▸ Directions
List the lines of this listing that hold the word "Give".

▸ Recorded information

++++++++

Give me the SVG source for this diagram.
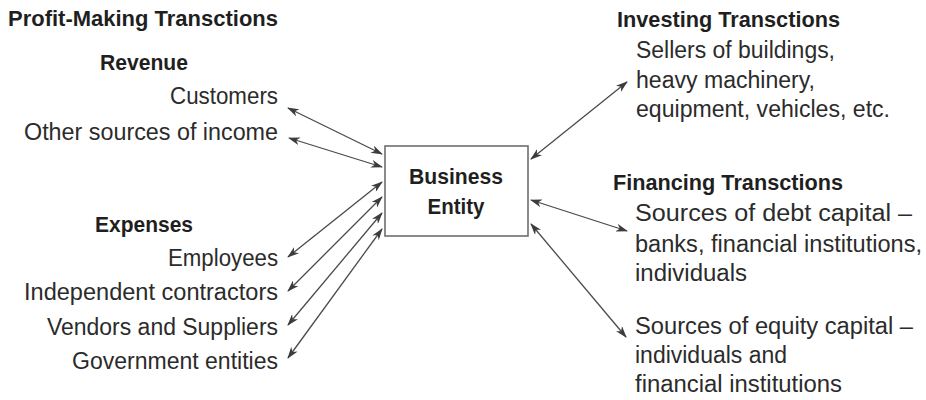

++++++++

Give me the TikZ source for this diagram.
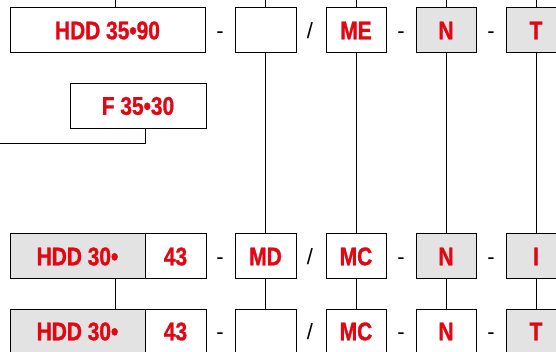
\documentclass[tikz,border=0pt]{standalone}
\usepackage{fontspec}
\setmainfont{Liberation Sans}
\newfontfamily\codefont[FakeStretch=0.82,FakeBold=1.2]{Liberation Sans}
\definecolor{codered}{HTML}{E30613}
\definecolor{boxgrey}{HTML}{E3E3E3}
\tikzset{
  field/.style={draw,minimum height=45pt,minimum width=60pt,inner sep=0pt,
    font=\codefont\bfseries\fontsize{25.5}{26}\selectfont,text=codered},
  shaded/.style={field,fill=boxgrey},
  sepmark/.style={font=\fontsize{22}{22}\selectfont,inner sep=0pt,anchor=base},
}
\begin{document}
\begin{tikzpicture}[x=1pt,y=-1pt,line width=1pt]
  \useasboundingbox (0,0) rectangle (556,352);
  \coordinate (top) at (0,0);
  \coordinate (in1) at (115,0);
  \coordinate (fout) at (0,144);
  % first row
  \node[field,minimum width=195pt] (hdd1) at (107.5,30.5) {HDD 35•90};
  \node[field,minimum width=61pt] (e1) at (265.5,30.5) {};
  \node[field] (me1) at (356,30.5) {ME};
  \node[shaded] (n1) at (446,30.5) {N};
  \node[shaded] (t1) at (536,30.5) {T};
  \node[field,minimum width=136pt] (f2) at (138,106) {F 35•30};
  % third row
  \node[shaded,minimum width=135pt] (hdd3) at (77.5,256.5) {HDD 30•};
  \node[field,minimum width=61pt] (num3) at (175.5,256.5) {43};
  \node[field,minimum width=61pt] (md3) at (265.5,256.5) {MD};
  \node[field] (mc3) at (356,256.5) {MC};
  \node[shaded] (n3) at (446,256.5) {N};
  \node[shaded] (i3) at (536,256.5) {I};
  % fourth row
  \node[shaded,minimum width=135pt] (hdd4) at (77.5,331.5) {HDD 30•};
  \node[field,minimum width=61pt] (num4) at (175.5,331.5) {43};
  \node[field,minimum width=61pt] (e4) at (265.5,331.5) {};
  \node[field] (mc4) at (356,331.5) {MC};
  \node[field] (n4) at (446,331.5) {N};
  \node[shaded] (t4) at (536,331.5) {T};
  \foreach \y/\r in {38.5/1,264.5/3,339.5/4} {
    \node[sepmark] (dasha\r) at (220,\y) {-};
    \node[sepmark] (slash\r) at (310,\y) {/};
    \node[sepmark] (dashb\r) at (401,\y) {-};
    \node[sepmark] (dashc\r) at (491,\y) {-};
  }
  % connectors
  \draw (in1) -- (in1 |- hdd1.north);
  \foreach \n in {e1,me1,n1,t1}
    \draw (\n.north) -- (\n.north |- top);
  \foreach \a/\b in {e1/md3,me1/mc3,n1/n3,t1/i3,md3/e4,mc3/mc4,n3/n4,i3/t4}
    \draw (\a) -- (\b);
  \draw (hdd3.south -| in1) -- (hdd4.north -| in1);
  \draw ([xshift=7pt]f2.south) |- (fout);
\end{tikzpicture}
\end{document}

++++++++

▸ The solution
Give me the SVG source for this diagram.
Give me the TikZ source for this diagram.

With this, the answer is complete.